The People Before Pixels: Banning Cell Phone Use During Council Meetings

No cell phones

My Grandpa Dan had a rule: only one person was allowed to get up from the dinner table at a time. He was adamant about it. The story goes that there would come a point during dinners when Granny and their four kids would leave the dining room and dart about after seconds, for dessert, or to clear the table. And Grandpa, much to his dismay, would suddenly find himself eating alone.

For Grandpa, this was intolerable. It wasn’t that he was easily lonely, or needed everyone’s attention, or was afraid of not having someone nearby should he choke on his food. As was often the case with Grandpa’s rules, there was a principle involved. And — as was usually the case with Grandpa’s principles — it had to do with showing regard for others.

A dinner table wasn’t just a place to sit and ingest nutrients for Grandpa. It was a social contract – an implicit agreement that the participants would attend not just to their meals, but to one another.

Now, it is true that one of the reasons for which that single permitted absentee from the table might be excused was to answer the phone. Granny and Grandpa considered answering the house line a social obligation as well. But, had smartphones been invented back then, they would certainly never have thought it good manners to so much as glance at one during a meal.

The pace of life today has largely relegated the world of my Grandparents’ dinner table to a thing of the past. Even when we do observe such formality these days, most of us give in to the temptation to sneak a peek at the glowing screen in our pockets. But were my late Grandfather to attend an Irvine City Council meeting and note how often the members of that council treat their phones as appendages, I think he’d identify a similar operative principle to that which governed his dining room. And that principle is this:

Councilmembers Should Show Regard for the People’s Business

That is, after all, the promise they make to us. We rake piles of mailers from our mailboxes every two years full of their assurances to that effect. And doing so is the most central and sacred charge of an elected official in our democracy. But if they cannot devote their full and undivided attention to the proceedings of a council meeting, they cannot be counted as fulfilling that promise.

This is not only a matter of making sure that they’re paying attention. To show proper regard for government by the people requires that deliberations of municipal policy be held in public and be a matter of public record. Councilmembers are briefed by staff and persuaded and influenced by those they serve in the full view of the people, that the people might hold them accountable to their will. And that’s not just Grandpa Dan talking. That’s the law in California under the Brown Act.

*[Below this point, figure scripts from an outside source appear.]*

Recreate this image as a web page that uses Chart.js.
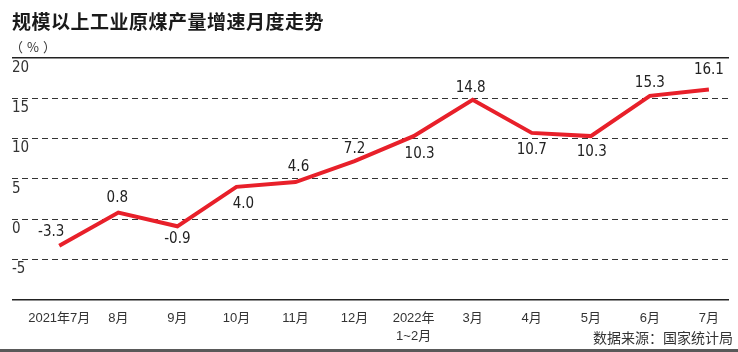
<!DOCTYPE html>
<html>
<head>
<meta charset="utf-8">
<script src="https://cdn.jsdelivr.net/npm/chart.js@4"></script>
<style>
  body { margin: 0; background: #fff; }
  #wrap { position: relative; width: 738px; height: 352px; overflow: hidden; }
  #coalChart { position: absolute; left: 0; top: 0; }
  #title { position: absolute; left: 12px; top: 7px; font: bold 19px "Noto Sans CJK SC", sans-serif; color: #1a1a1a; letter-spacing: 0.5px; }
  #unit { position: absolute; left: 10px; top: 37px; font: 13px "Noto Sans CJK SC", sans-serif; color: #333; letter-spacing: 4px; }
  #source { position: absolute; right: 5px; top: 327px; font: 14px "Noto Sans CJK SC", sans-serif; color: #333; }
  #bar { position: absolute; left: 0; top: 349px; width: 738px; height: 3px; background: #595959; }
</style>
</head>
<body>
<div id="wrap">
  <canvas id="coalChart" width="738" height="358"></canvas>
  <div id="title">规模以上工业原煤产量增速月度走势</div>
  <div id="unit">（%）</div>
  <div id="source">数据来源：国家统计局</div>
  <div id="bar"></div>
</div>
<script>
// ===== data =====
const months = ["2021年7月", "8月", "9月", "10月", "11月", "12月", ["2022年", "1~2月"], "3月", "4月", "5月", "6月", "7月"];
const growth = [-3.3, 0.8, -0.9, 4.0, 4.6, 7.2, 10.3, 14.8, 10.7, 10.3, 15.3, 16.1];
const yTicks = [-10, -5, 0, 5, 10, 15, 20];

// label offsets relative to each point (dx, dy)
const labelOffsets = [[-8, -14], [-1, -15], [0, 13], [7, 17], [3, -15], [0, -12], [6, 18], [-2, -12], [0, 17], [1, 16], [0, -13], [0, -19]];

const numFont = '"DejaVu Sans Condensed", "Liberation Sans Narrow", sans-serif';

const valueLabels = {
  id: "valueLabels",
  afterDatasetsDraw(chart) {
    const ctx = chart.ctx;
    const meta = chart.getDatasetMeta(0);
    ctx.save();
    ctx.font = "15px " + numFont;
    ctx.fillStyle = "#222";
    ctx.textAlign = "center";
    ctx.textBaseline = "middle";
    meta.data.forEach((pt, i) => {
      const off = labelOffsets[i];
      ctx.fillText(growth[i].toFixed(1), pt.x + off[0], pt.y + off[1]);
    });
    ctx.restore();
  }
};

const isEdge = c => c.tick && (c.tick.value === 20 || c.tick.value === -10);

new Chart(document.getElementById("coalChart"), {
  type: "line",
  data: {
    datasets: [{
      data: growth.map((v, i) => ({ x: i, y: v })),
      borderColor: "#e8202a",
      borderWidth: 4,
      pointRadius: 0,
      tension: 0,
      fill: false
    }]
  },
  options: {
    responsive: false,
    animation: false,
    layout: { padding: { top: 58, left: 12, right: 9, bottom: 2 } },
    plugins: { legend: { display: false }, tooltip: { enabled: false } },
    scales: {
      x: {
        type: "linear",
        min: -0.8,
        max: 11.34,
        afterBuildTicks: s => { s.ticks = months.map((_, i) => ({ value: i })); },
        grid: { display: false, drawTicks: false },
        border: { display: false },
        ticks: {
          autoSkip: false,
          maxRotation: 0,
          padding: 10,
          color: "#333",
          font: { size: 13, family: '"Liberation Sans", "Noto Sans CJK SC", sans-serif', lineHeight: 1.4 },
          callback: v => months[v]
        }
      },
      y: {
        min: -10,
        max: 20,
        afterBuildTicks: s => { s.ticks = yTicks.map(v => ({ value: v })); },
        grid: {
          drawTicks: false,
          color: c => isEdge(c) ? "#222" : "#333",
          lineWidth: c => isEdge(c) ? 1.5 : 1
        },
        border: {
          display: false,
          dash: c => isEdge(c) ? [] : [6, 4]
        },
        ticks: {
          mirror: true,
          padding: 0,
          labelOffset: 10,
          color: "#333",
          font: { size: 15, family: numFont },
          callback: v => v === -10 ? "" : v
        }
      }
    }
  },
  plugins: [valueLabels]
});
</script>
</body>
</html>
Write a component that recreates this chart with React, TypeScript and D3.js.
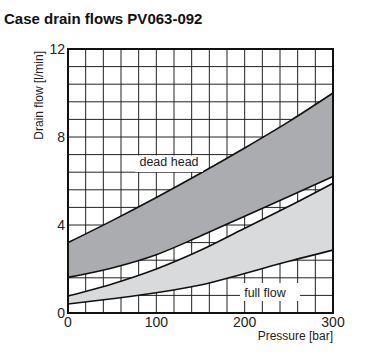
import React from "react";
import * as d3 from "d3";

const pressures = [0, 50, 100, 150, 200, 250, 300];
const deadHeadUpper = [3.2, 4.2, 5.25, 6.35, 7.5, 8.7, 10.0];
const deadHeadLower = [1.62, 2.05, 2.65, 3.5, 4.4, 5.3, 6.2];
const fullFlowUpper = [0.77, 1.32, 2.0, 2.85, 3.85, 4.85, 5.9];
const fullFlowLower = [0.41, 0.65, 0.92, 1.27, 1.8, 2.35, 2.86];
const xTicks = [0, 100, 200, 300];
const yTicks = [0, 4, 8, 12];

const W = 370, H = 360;
const L = 68, R = 333, T = 49, B = 313;
const FONT = "'Liberation Sans', Arial, Helvetica, sans-serif";

export default function App() {
  const x = d3.scaleLinear().domain([0, 300]).range([L, R]);
  const y = d3.scaleLinear().domain([0, 12]).range([B, T]);
  const gridX = d3.range(0, 300.001, 20);
  const gridY = d3.range(0, 12.001, 0.8);

  const band = (up: number[], lo: number[]) =>
    d3.area<number>()
      .x((_, i) => x(pressures[i]))
      .y0((_, i) => y(lo[i]))
      .y1((_, i) => y(up[i]))
      .curve(d3.curveMonotoneX)(pressures) || "";
  const line = (vals: number[]) =>
    d3.line<number>()
      .x((_, i) => x(pressures[i]))
      .y((v) => y(v))
      .curve(d3.curveMonotoneX)(vals) || "";

  return (
    <svg width={W} height={H} style={{ position: "absolute", left: 0, top: 0, background: "#fff" }}>
      <rect x={0} y={0} width={W} height={H} fill="#fff" />
      <text x={4} y={24} fontFamily={FONT} fontWeight="bold" fontSize={15} fill="#111">
        Case drain flows PV063-092
      </text>
      {gridX.map((g) => (
        <line key={"gx" + g} x1={x(g)} x2={x(g)} y1={T} y2={B} stroke="#222" strokeWidth={1} />
      ))}
      {gridY.map((g, i) => (
        <line key={"gy" + i} x1={L} x2={R} y1={y(g)} y2={y(g)} stroke="#222" strokeWidth={1} />
      ))}
      <path d={band(deadHeadUpper, deadHeadLower)} fill="#aaacaf" />
      <path d={band(fullFlowUpper, fullFlowLower)} fill="#d9dadc" />
      {[deadHeadUpper, deadHeadLower, fullFlowUpper, fullFlowLower].map((s, i) => (
        <path key={"l" + i} d={line(s)} fill="none" stroke="#111" strokeWidth={1.6} />
      ))}
      <rect x={L} y={T} width={R - L} height={B - T} fill="none" stroke="#111" strokeWidth={2} />
      {yTicks.map((t) => (
        <text key={"yt" + t} x={L - 3} y={y(t) + 5} textAnchor="end" fontFamily={FONT} fontSize={14} fill="#222">
          {t}
        </text>
      ))}
      {xTicks.map((t) => (
        <text key={"xt" + t} x={x(t)} y={B + 14} textAnchor="middle" fontFamily={FONT} fontSize={14} fill="#222">
          {t}
        </text>
      ))}
      <text x={R} y={340} textAnchor="end" fontFamily={FONT} fontSize={12} fill="#222">
        Pressure [bar]
      </text>
      <text transform={`translate(43,51) rotate(-90)`} textAnchor="end" fontFamily={FONT} fontSize={12} fill="#222">
        Drain flow [l/min]
      </text>
      <rect x={135} y={155.5} width={68} height={16.5} fill="#fff" />
      <text x={169} y={166} textAnchor="middle" fontFamily={FONT} fontSize={12.5} fill="#222">
        dead head
      </text>
      <rect x={240} y={283} width={60} height={18} fill="#fff" />
      <text x={265} y={297} textAnchor="middle" fontFamily={FONT} fontSize={12.5} fill="#222">
        full flow
      </text>
    </svg>
  );
}
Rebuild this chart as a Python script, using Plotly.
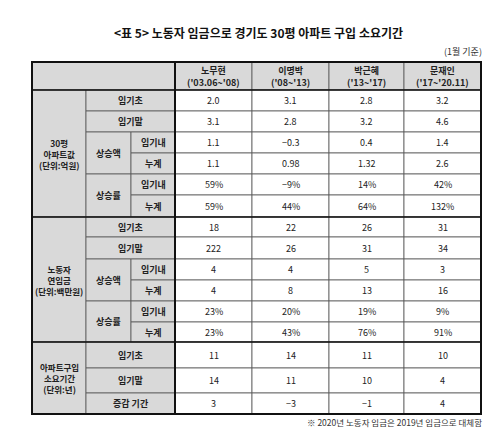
import plotly.graph_objects as go

title = "<표 5> 노동자 임금으로 경기도 30평 아파트 구입 소요기간"
note_top = "(1월 기준)"
note_bottom = "※ 2020년 노동자 임금은 2019년 임금으로 대체함"

presidents = ["노무현<br>('03.06~'08)", "이명박<br>('08~'13)",
              "박근혜<br>('13~'17)", "문재인<br>('17~'20.11)"]

apt_values = [
    ["2.0", "3.1", "2.8", "3.2"],
    ["3.1", "2.8", "3.2", "4.6"],
    ["1.1", "−0.3", "0.4", "1.4"],
    ["1.1", "0.98", "1.32", "2.6"],
    ["59%", "−9%", "14%", "42%"],
    ["59%", "44%", "64%", "132%"],
]
wage_values = [
    ["18", "22", "26", "31"],
    ["222", "26", "31", "34"],
    ["4", "4", "5", "3"],
    ["4", "8", "13", "16"],
    ["23%", "20%", "19%", "9%"],
    ["23%", "43%", "76%", "91%"],
]
buy_values = [
    ["11", "14", "11", "10"],
    ["14", "11", "10", "4"],
    ["3", "−3", "−1", "4"],
]

section_names = ["30평<br>아파트값<br>(단위:억원)", "노동자<br>연임금<br>(단위:백만원)",
                 "아파트구입<br>소요기간<br>(단위:년)"]

# geometry in pixel units
xs = [24, 78, 123, 167, 244, 321, 396, 473]
head_top, head_bot = 54, 82
row_edges = [82, 103, 124, 145, 166, 187, 209,
             229, 251, 272, 293, 314, 334,
             360, 385, 406]
GRAY = "#d9d9d9"
FONT = "Noto Sans CJK KR"

shapes = []
ann = []


def cell(x0, x1, y0, y1, fill, text=None, size=9, bold=False):
    shapes.append(dict(type="rect", x0=x0, x1=x1, y0=y0, y1=y1, fillcolor=fill,
                       line=dict(color="#555", width=0.8), layer="below"))
    if text is not None:
        ann.append(dict(x=(x0 + x1) / 2, y=(y0 + y1) / 2, text=f"<b>{text}</b>" if bold else text,
                        showarrow=False, font=dict(size=size, family=FONT, color="#222")))


# header
cell(xs[0], xs[3], head_top, head_bot, GRAY)
for i, p in enumerate(presidents):
    cell(xs[3 + i], xs[4 + i], head_top, head_bot, GRAY, p, 9, True)

data_rows = apt_values + wage_values + buy_values
for r, vals in enumerate(data_rows):
    for c, v in enumerate(vals):
        cell(xs[3 + c], xs[4 + c], row_edges[r], row_edges[r + 1], "white", v, 9)

# label columns
for s in range(2):
    base = s * 6
    cell(xs[0], xs[1], row_edges[base], row_edges[base + 6], GRAY, section_names[s], 8.5, True)
    cell(xs[1], xs[3], row_edges[base], row_edges[base + 1], GRAY, "임기초", 9, True)
    cell(xs[1], xs[3], row_edges[base + 1], row_edges[base + 2], GRAY, "임기말", 9, True)
    for k, name in enumerate(["상승액", "상승률"]):
        a = base + 2 + 2 * k
        cell(xs[1], xs[2], row_edges[a], row_edges[a + 2], GRAY, name, 9, True)
        cell(xs[2], xs[3], row_edges[a], row_edges[a + 1], GRAY, "임기내", 9, True)
        cell(xs[2], xs[3], row_edges[a + 1], row_edges[a + 2], GRAY, "누계", 9, True)
cell(xs[0], xs[1], row_edges[12], row_edges[15], GRAY, section_names[2], 8.5, True)
for k, name in enumerate(["임기초", "임기말", "증감 기간"]):
    cell(xs[1], xs[3], row_edges[12 + k], row_edges[13 + k], GRAY, name, 9, True)

# thick borders
thick = dict(color="#111", width=2)
shapes.append(dict(type="rect", x0=xs[0], x1=xs[-1], y0=head_top, y1=row_edges[-1], line=thick))
for y in [head_bot, row_edges[6], row_edges[12]]:
    shapes.append(dict(type="line", x0=xs[0], x1=xs[-1], y0=y, y1=y, line=dict(color="#111", width=1.6)))
shapes.append(dict(type="line", x0=xs[3], x1=xs[3], y0=head_top, y1=row_edges[-1], line=thick))

ann.append(dict(x=250, y=24, text=f"<b>{title}</b>", showarrow=False,
                font=dict(size=12, family=FONT, color="#111")))
ann.append(dict(x=476, y=43, text=note_top, showarrow=False, xanchor="right",
                font=dict(size=9, family=FONT, color="#333")))
ann.append(dict(x=476, y=414, text=note_bottom, showarrow=False, xanchor="right",
                font=dict(size=8.5, family=FONT, color="#333")))

fig = go.Figure()
fig.update_layout(width=500, height=433, margin=dict(l=0, r=0, t=0, b=0),
                  plot_bgcolor="white", paper_bgcolor="white",
                  shapes=shapes, annotations=ann, showlegend=False)
fig.update_xaxes(range=[0, 500], visible=False, fixedrange=True)
fig.update_yaxes(range=[433, 0], visible=False, fixedrange=True)
fig.write_html("out.html")
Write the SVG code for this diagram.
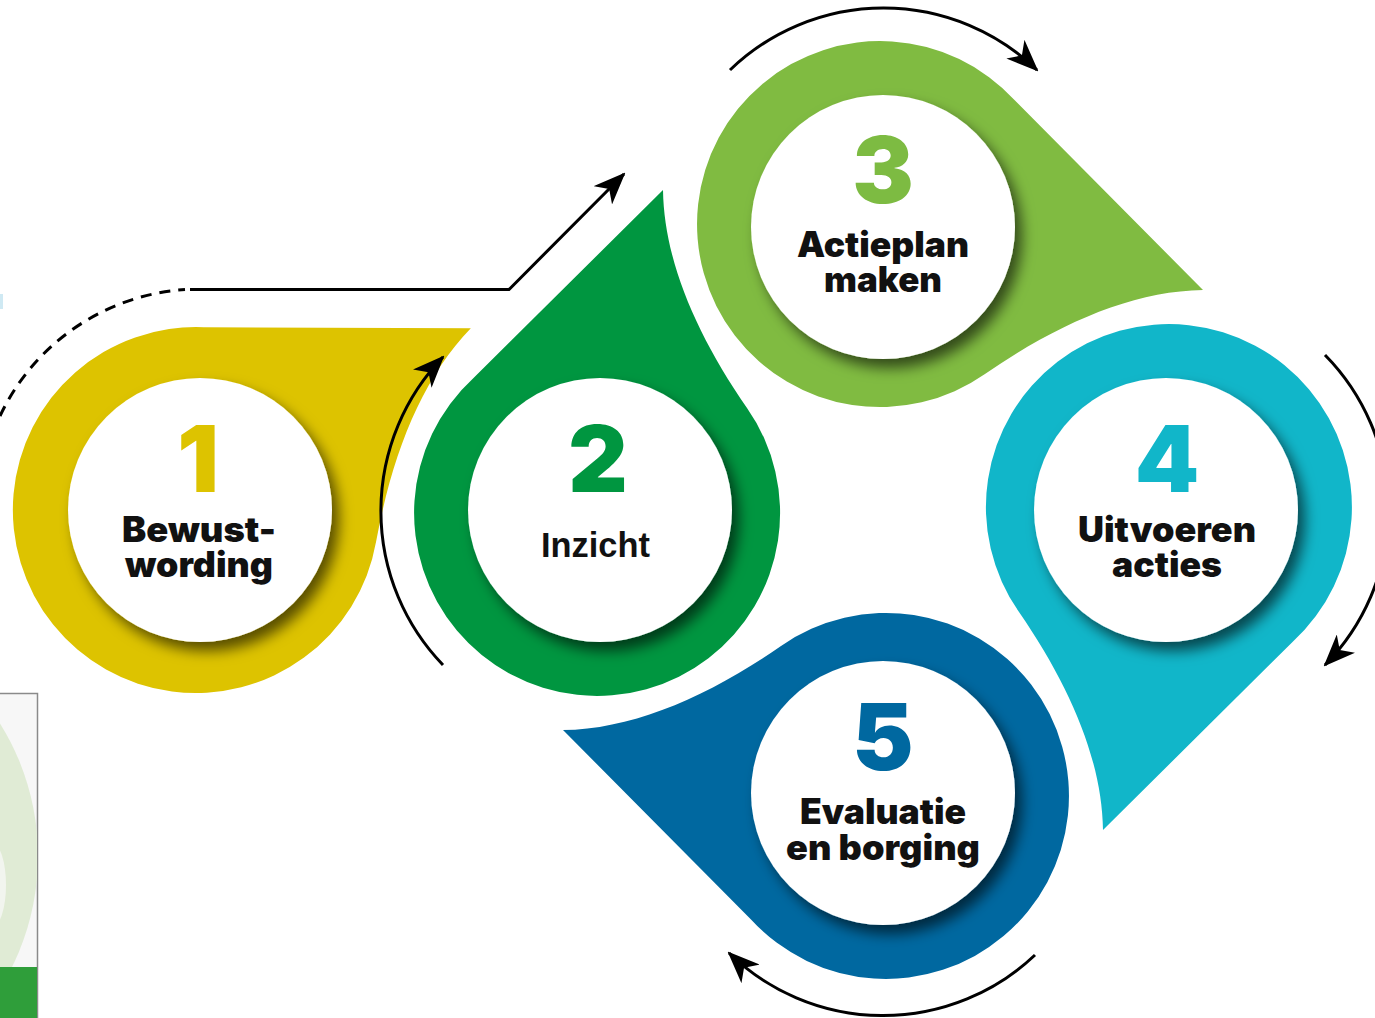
<svg xmlns="http://www.w3.org/2000/svg" width="1375" height="1018" viewBox="0 0 1375 1018">
  <style>
    .num { font-family: Inter, Lato, "Liberation Sans", sans-serif; font-weight: 900; font-size: 92px; text-anchor: middle; }
    .lbl { font-family: Inter, Lato, "Liberation Sans", sans-serif; font-weight: 900; font-size: 35px; text-anchor: middle; fill: #111; }
    .lbl2 { font-family: "Liberation Sans", "DejaVu Sans", sans-serif; font-weight: bold; font-size: 35px; text-anchor: middle; fill: #111; }
    .inner { fill: #fff; filter: url(#sh); }
    .conn { fill: none; stroke: #000; stroke-width: 3; }
  </style>
  <defs>
    <path id="drop" d="M -126.5,-132 L 63,-320 C 64,-250 96,-176 147,-102 A 183 183 0 1 1 -126.5,-132 Z"/>
    <filter id="sh" x="-30%" y="-30%" width="160%" height="160%">
      <feGaussianBlur in="SourceAlpha" stdDeviation="7"/>
      <feOffset dx="7" dy="9" result="b"/>
      <feFlood flood-color="#000" flood-opacity="0.6"/>
      <feComposite in2="b" operator="in"/>
      <feMerge><feMergeNode/><feMergeNode in="SourceGraphic"/></feMerge>
    </filter>
    <marker id="ah" viewBox="0 0 32 26" refX="30" refY="13" markerWidth="32" markerHeight="26" markerUnits="userSpaceOnUse" orient="auto">
      <path d="M0,0 L32,13 L0,26 L9,13 Z" fill="#000"/>
    </marker>
    <clipPath id="boxclip"><rect x="0" y="694" width="37" height="324"/></clipPath>
  </defs>

  <rect width="1375" height="1018" fill="#fff"/>

  <!-- partial thumbnail at bottom-left -->
  <g id="thumb">
    <rect x="-2" y="693.5" width="39.5" height="330" fill="#f7f7f7" stroke="#8a8a8a" stroke-width="1.5"/>
    <g clip-path="url(#boxclip)">
      <circle cx="-212" cy="856" r="250" fill="#e0ebd5"/>
      <ellipse cx="-8" cy="885" rx="14" ry="42" fill="#f2f5ef"/>
      <rect x="0" y="967" width="37" height="51" fill="#2f9e3a"/>
    </g>
  </g>
  <rect x="0" y="294" width="3" height="15" fill="#cfe9f3"/>

  <g id="step1">
    <use href="#drop" transform="translate(200,510) rotate(45)" fill="#DDC300"/>
    <circle class="inner" cx="200" cy="510" r="132"/>
    <text class="num" x="198" y="492" fill="#DDC300">1</text>
    <text class="lbl" x="199" y="542" textLength="154" lengthAdjust="spacingAndGlyphs">Bewust-</text>
    <text class="lbl" x="199" y="577" textLength="148" lengthAdjust="spacingAndGlyphs">wording</text>
  </g>

  <g id="step2">
    <use href="#drop" transform="translate(600,510)" fill="#009640"/>
    <circle class="inner" cx="600" cy="510" r="132"/>
    <text class="num" x="598" y="492" fill="#009640">2</text>
    <text class="lbl2" x="595.5" y="557" textLength="109" lengthAdjust="spacingAndGlyphs">Inzicht</text>
  </g>

  <g id="step3">
    <use href="#drop" transform="translate(883,227) rotate(90)" fill="#80BB41"/>
    <circle class="inner" cx="883" cy="227" r="132"/>
    <text class="num" x="883" y="203" fill="#7DBB42">3</text>
    <text class="lbl" x="883" y="257" textLength="172" lengthAdjust="spacingAndGlyphs">Actieplan</text>
    <text class="lbl" x="883" y="292" textLength="118" lengthAdjust="spacingAndGlyphs">maken</text>
  </g>

  <g id="step4">
    <use href="#drop" transform="translate(1166,510) rotate(180)" fill="#11B6C9"/>
    <circle class="inner" cx="1166" cy="510" r="132"/>
    <text class="num" x="1167" y="492" fill="#11B6C9">4</text>
    <text class="lbl" x="1167" y="542" textLength="178" lengthAdjust="spacingAndGlyphs">Uitvoeren</text>
    <text class="lbl" x="1167" y="577" textLength="110" lengthAdjust="spacingAndGlyphs">acties</text>
  </g>

  <g id="step5">
    <use href="#drop" transform="translate(883,793) rotate(270)" fill="#0068A0"/>
    <circle class="inner" cx="883" cy="793" r="132"/>
    <text class="num" x="883" y="770" fill="#0068A0">5</text>
    <text class="lbl" x="883" y="824" textLength="166" lengthAdjust="spacingAndGlyphs">Evaluatie</text>
    <text class="lbl" x="883" y="860" textLength="194" lengthAdjust="spacingAndGlyphs">en borging</text>
  </g>

  <g id="connectors">
    <path class="conn" d="M 0,416 A 221 221 0 0 1 185,289.5" stroke-dasharray="11 8"/>
    <path class="conn" d="M 190,289.5 L 509,289.5 L 624,174" marker-end="url(#ah)"/>
    <path class="conn" d="M 443,665 A 222 222 0 0 1 443,357" marker-end="url(#ah)"/>
    <path class="conn" d="M 730,70 A 221 221 0 0 1 1037,70" marker-end="url(#ah)"/>
    <path class="conn" d="M 1325,355 A 221 221 0 0 1 1325,665" marker-end="url(#ah)"/>
    <path class="conn" d="M 1035,955 A 221 221 0 0 1 729,953" marker-end="url(#ah)"/>
  </g>
</svg>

If councilmembers are texting during such proceedings, might they be shielding part of their deliberations from public view? Is it possible that they’re being improperly influenced by private interests who don’t want their real-time lobbying efforts exposed to the light of day? There can be no assurance against either so long as councilmembers are attending to their phones instead of the meeting at hand.

Political apathy runs rampant in our electorate. Our turnout is shameful, politicians are not trusted, and it’s common to hear allegations that FivePoint and the Irvine Company are Irvine’s true government. If there’s room for corruption to hide, and if the people are dissuaded from holding government accountable, it’s only a matter of time before corruption takes hold. That is why cities like Anaheim, Huntington Beach, Escondido, San Jose, Milpitas, Palm Desert, and Stockton have all banned, limitedor otherwise discouraged their councilmembers from using cell phones and tablets during council meetings.

Because a city council meeting, like my grandparents’ dining room, is a social contract too. It is an agreement that our public servants attend only to the public good, and that the people hold them to it. It’s time to leave no doubt in the minds of Irvine voters as to the regard our councilmembers have for the people’s business. It’s time to keep their eyes affixed to the public, not pixels.